Exercise -> Print the listing from its top line through the line containing "import pandas as pd", nothing more, and leave out the pictures.

Available data ->
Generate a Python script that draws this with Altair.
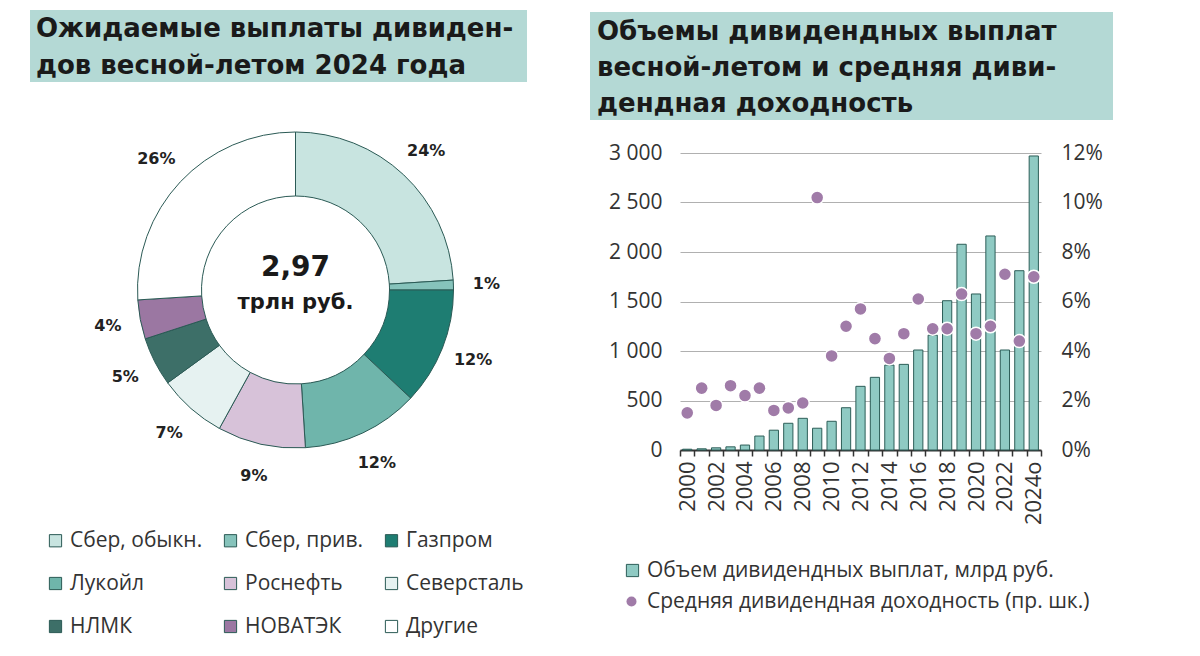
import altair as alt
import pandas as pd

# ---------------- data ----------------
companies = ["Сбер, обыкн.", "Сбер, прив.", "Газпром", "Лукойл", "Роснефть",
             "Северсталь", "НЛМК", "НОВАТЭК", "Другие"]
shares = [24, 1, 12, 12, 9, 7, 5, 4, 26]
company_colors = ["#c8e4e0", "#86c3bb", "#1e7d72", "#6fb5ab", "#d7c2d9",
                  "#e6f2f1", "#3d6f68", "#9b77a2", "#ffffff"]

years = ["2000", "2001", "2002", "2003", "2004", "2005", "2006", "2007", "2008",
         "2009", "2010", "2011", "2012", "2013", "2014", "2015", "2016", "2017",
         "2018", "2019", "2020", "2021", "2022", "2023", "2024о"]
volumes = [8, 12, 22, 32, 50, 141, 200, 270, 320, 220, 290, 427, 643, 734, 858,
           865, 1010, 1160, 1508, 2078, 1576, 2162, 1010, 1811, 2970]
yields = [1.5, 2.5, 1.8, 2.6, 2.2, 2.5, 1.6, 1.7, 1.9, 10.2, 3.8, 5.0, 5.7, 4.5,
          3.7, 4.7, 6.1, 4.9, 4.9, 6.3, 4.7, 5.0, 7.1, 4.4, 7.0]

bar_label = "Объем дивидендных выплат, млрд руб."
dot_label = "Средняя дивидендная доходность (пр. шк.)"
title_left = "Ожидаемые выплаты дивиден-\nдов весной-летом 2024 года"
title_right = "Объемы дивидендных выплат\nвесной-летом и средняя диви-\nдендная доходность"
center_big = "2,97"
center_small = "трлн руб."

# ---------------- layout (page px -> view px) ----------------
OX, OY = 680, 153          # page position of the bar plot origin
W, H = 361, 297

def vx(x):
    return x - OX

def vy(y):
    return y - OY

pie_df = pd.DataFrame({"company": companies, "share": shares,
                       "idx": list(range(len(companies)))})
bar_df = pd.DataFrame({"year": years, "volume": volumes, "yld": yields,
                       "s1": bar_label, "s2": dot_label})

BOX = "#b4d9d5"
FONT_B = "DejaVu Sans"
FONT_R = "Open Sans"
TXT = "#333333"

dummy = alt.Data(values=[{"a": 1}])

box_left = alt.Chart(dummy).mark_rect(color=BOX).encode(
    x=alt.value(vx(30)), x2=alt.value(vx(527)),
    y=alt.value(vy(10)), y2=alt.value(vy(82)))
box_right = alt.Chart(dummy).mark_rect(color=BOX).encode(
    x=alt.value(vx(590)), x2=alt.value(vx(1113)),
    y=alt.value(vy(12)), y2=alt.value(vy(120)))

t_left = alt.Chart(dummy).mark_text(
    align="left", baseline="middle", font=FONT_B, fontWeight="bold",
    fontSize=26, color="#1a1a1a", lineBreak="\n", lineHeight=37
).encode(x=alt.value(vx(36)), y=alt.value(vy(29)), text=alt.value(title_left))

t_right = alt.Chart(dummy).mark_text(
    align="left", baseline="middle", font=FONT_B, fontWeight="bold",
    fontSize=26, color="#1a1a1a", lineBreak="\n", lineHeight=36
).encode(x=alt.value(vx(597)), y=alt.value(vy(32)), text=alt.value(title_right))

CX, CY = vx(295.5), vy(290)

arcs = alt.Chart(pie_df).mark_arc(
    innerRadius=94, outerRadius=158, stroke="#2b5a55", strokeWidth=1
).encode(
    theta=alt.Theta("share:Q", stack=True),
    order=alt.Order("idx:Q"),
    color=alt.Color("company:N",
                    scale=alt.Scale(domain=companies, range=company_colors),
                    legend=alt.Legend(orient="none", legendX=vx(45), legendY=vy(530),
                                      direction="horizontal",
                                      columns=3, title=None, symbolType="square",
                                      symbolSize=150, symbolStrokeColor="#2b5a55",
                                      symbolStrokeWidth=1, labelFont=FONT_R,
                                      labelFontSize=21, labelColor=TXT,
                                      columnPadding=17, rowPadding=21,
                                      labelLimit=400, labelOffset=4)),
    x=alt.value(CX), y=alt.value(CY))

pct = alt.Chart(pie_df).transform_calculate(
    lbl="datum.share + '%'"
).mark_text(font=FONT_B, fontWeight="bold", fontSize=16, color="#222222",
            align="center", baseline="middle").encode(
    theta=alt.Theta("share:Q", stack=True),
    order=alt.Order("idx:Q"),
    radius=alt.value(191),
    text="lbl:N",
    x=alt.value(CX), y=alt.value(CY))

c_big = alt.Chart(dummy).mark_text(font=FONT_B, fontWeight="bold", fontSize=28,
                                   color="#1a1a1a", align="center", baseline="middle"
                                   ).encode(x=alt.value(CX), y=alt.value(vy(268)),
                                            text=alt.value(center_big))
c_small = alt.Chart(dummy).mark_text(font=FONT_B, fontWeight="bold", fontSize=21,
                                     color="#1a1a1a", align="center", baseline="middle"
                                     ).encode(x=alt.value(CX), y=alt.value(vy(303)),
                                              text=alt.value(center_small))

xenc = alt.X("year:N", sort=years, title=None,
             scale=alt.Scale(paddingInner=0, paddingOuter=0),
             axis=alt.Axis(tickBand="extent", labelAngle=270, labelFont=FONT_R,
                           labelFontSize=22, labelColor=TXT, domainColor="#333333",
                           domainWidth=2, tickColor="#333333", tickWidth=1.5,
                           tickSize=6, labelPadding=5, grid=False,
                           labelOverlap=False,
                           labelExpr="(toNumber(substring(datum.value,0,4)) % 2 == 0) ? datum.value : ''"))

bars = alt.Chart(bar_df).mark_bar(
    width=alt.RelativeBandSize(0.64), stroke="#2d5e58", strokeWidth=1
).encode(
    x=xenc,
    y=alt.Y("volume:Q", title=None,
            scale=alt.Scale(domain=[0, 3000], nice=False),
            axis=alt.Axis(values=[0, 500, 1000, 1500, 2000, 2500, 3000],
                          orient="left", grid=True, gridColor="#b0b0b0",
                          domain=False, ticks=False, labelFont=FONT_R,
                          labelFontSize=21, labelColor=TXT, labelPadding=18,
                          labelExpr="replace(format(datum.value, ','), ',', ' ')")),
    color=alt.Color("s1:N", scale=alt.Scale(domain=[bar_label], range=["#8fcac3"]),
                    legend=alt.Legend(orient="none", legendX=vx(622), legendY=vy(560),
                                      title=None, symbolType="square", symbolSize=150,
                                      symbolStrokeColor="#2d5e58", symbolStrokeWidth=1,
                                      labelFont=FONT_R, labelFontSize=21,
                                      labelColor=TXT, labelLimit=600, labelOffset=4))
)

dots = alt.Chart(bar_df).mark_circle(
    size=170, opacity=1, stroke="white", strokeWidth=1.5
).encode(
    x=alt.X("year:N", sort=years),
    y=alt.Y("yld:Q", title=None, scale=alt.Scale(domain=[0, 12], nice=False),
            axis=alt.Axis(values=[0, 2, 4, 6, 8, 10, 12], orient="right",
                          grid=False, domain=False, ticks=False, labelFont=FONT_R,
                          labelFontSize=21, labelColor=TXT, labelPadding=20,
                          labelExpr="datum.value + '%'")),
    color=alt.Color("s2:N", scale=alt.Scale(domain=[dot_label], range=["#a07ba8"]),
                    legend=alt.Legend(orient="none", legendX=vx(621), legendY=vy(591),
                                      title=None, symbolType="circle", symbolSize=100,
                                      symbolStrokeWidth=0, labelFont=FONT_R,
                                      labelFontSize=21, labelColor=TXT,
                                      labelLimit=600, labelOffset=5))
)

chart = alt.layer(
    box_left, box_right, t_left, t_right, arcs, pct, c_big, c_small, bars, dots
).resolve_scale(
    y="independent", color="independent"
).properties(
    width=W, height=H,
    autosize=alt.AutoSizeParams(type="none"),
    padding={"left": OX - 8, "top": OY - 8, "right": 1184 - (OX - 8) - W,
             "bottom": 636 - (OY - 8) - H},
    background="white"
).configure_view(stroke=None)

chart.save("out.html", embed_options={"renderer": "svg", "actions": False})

Final answer ->
Generate a Python script that draws this with Altair.
import altair as alt
import pandas as pd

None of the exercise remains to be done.